Flink 2.2 addresses the most critical gaps in Delta Join's 2.1 implementation:

CDC Upsert Support (FLINK-38511): Delta Join now accepts UPDATE_AFTER records, making it usable with MySQL CDC, PostgreSQL CDC, and Debezium connectors
Built-in Caching (FLINK-38495): An integrated LRU cache reduces external storage lookups by 80–90% for typical workloads
Filter and Projection Support (FLINK-38556): Deterministic filters and column projections can now be used by Delta Join, reducing data transfer and enabling new query patterns

Together, these changes enable Delta Join for the most common streaming use case.

Quick Recap

The core problem Delta Join solves is state explosion.

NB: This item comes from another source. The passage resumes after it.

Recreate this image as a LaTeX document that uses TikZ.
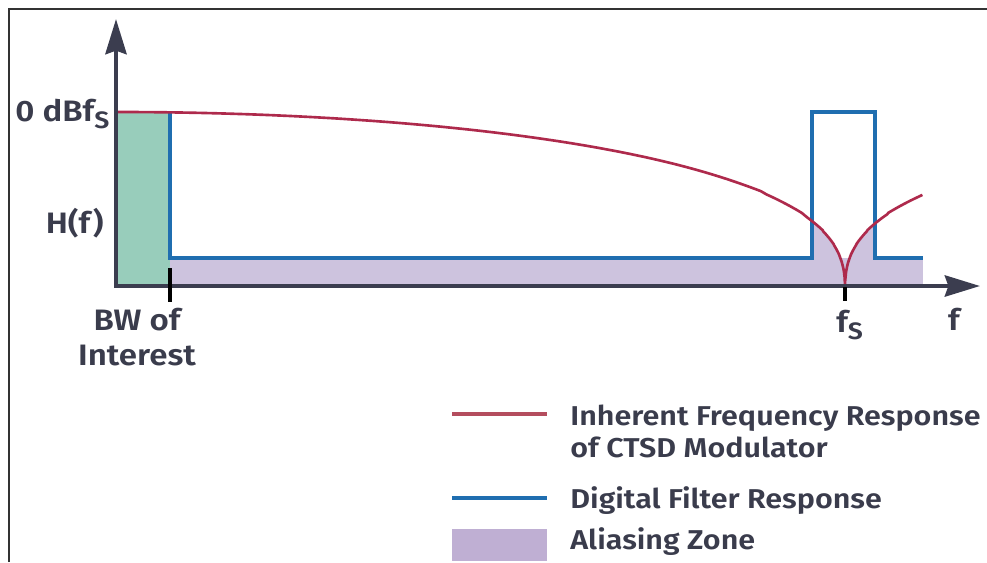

In a traditional streaming join, Flink keeps both sides of the join in state, every customer record, every order, everything needed to match late-arriving data. A 10-million-row customer table with 30-day retention easily consumes gigabytes of state per TaskManager. Checkpoints slow down, recovery takes forever, and your cloud bill climbs.

Delta Join flips this model. Instead of storing data in Flink's state, it lives in external indexed store like Apache Incubating Fluss. When a stream record arrives, Flink performs an async lookup against Fluss rather than querying local state. The result? State drops by 99%+ for large dimensions.

CDC Upsert Support: The Game Changer

FLINK-38511 makes Delta Join usable for real-world database replication. This single enhancement transforms Delta Join from a niche optimization for INSERT-only tables into a practical solution for the most common streaming use case: bidirectional enrichment from CDC sources.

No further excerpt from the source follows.